# Mosel public transport



## INJEBRECK99 (Oct 29, 2011)

Anybody know what public transport is available in the Mosel valley area, buses, trains etc please.??


----------



## ob1 (Sep 25, 2007)

Both are available but the bus routes tend to follow the river more if you want to go village to village. Similar to over here really

Ron


----------



## INJEBRECK99 (Oct 29, 2011)

*Mosel transport*

Ok, many thanks, guess we'll find out when we get there.


----------



## erneboy (Feb 8, 2007)

The railway does not follow the course of the valley at the Southern end so if you intend using the stellplatze there it will be bus services which are quite good.

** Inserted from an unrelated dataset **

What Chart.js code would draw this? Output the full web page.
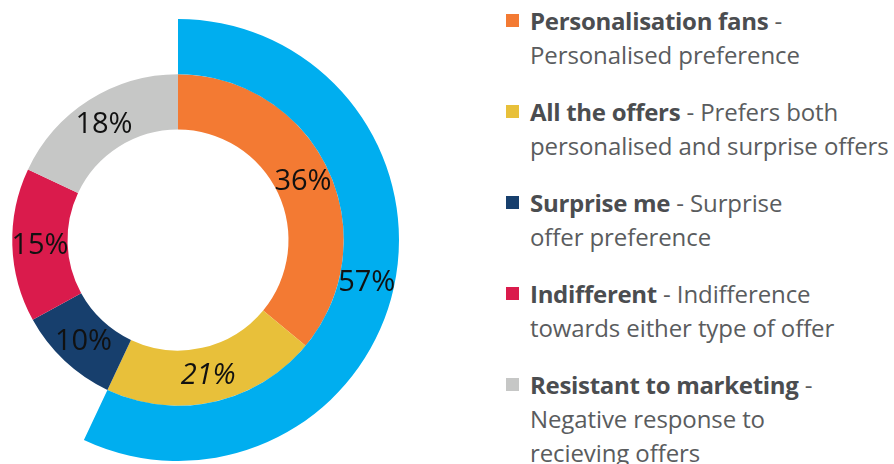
<!DOCTYPE html>
<html>
<head>
<meta charset="utf-8">
<script src="https://cdn.jsdelivr.net/npm/chart.js@4/dist/chart.umd.min.js"></script>
<style>
    html, body { margin: 0; padding: 0; background: #fff; overflow: hidden; }
    body { width: 894px; height: 464px; position: relative; font-family: "Open Sans", sans-serif; }
    #chartBox { position: absolute; left: -43px; top: 19px; width: 442px; height: 442px; }
    #legend { position: absolute; left: 506px; top: 4px; }
    .item { position: relative; padding-left: 24px; margin-bottom: 23px; font-size: 24px; line-height: 34px; color: #5a5c5e; white-space: pre; letter-spacing: -0.1px; }
    .item b { color: #4b4d50; font-weight: 700; letter-spacing: -0.3px; }
    .swatch { position: absolute; left: 0; top: 10px; width: 13px; height: 13px; }
</style>
</head>
<body>
<div id="chartBox"><canvas id="segChart"></canvas></div>
<div id="legend"></div>

<script>
// Segmentos (anel interno)
const segments = ['Personalisation fans', 'All the offers', 'Surprise me', 'Indifferent', 'Resistant to marketing'];
const segmentValues = [36, 21, 10, 15, 18];
const segmentColors = ['#f37a33', '#e8c03a', '#173f6d', '#da1b4c', '#c6c7c6'];

// Anel externo: quem prefere ofertas personalizadas (57%)
const outerValues = [57, 43];
const outerColors = ['#00aeef', 'rgba(0,0,0,0)'];

const descriptions = [
    ' -\nPersonalised preference',
    ' - Prefers both\npersonalised and surprise offers',
    ' - Surprise\noffer preference',
    ' - Indifference\ntowards either type of offer',
    ' -\nNegative response to\nrecieving offers'
];

// Rótulos de percentagem no centro de cada fatia
const sliceLabels = {
    id: 'sliceLabels',
    afterDatasetsDraw(chart) {
        const ctx = chart.ctx;
        ctx.save();
        ctx.fillStyle = '#111';
        ctx.textAlign = 'center';
        ctx.textBaseline = 'middle';
        chart.data.datasets.forEach((ds, di) => {
            const meta = chart.getDatasetMeta(di);
            meta.data.forEach((arc, i) => {
                if (ds.backgroundColor[i] === 'rgba(0,0,0,0)') return;
                const pos = arc.tooltipPosition();
                const italic = ds.italicIndex === i ? 'italic ' : '';
                ctx.font = italic + '29px "Open Sans", sans-serif';
                ctx.fillText(ds.data[i] + '%', pos.x, pos.y + 1);
            });
        });
        ctx.restore();
    }
};

new Chart(document.getElementById('segChart').getContext('2d'), {
    type: 'doughnut',
    data: {
        labels: segments,
        datasets: [
            {
                data: outerValues,
                backgroundColor: outerColors,
                borderWidth: 0,
                hoverOffset: 0
            },
            {
                data: segmentValues,
                backgroundColor: segmentColors,
                borderWidth: 0,
                hoverOffset: 0,
                italicIndex: 1
            }
        ]
    },
    options: {
        responsive: true,
        maintainAspectRatio: false,
        animation: false,
        cutout: '50%',
        layout: { padding: 0 },
        plugins: { legend: { display: false }, tooltip: { enabled: false } }
    },
    plugins: [sliceLabels]
});

// Legenda em HTML (texto com partes a negrito)
const legend = document.getElementById('legend');
segments.forEach((name, i) => {
    const item = document.createElement('div');
    item.className = 'item';
    const sw = document.createElement('span');
    sw.className = 'swatch';
    sw.style.background = segmentColors[i];
    item.appendChild(sw);
    const b = document.createElement('b');
    b.textContent = name;
    item.appendChild(b);
    item.appendChild(document.createTextNode(descriptions[i]));
    legend.appendChild(item);
});
</script>
</body>
</html>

Look here: http://en.wikipedia.org/wiki/File:Moselbahn.jpg

Alan.


----------



## thegamwellsmythes (Jul 29, 2008)

Some of the buses have the ability to carry bikes so you can get a bus one way and cycle back.

A great system.


----------



## stewartwebr (May 27, 2005)

Cant help with regard to the transport. But just returned from there 3 weeks ago. The stellplatz are as good as any site we have ever stayed on. Just keep moving until you find one you like, they are about every 8 miles. Had a great time there...enjoy


----------



## Stanner (Aug 17, 2006)

stewartwebr said:


> they are about every 8 miles.


Or much less in places.


----------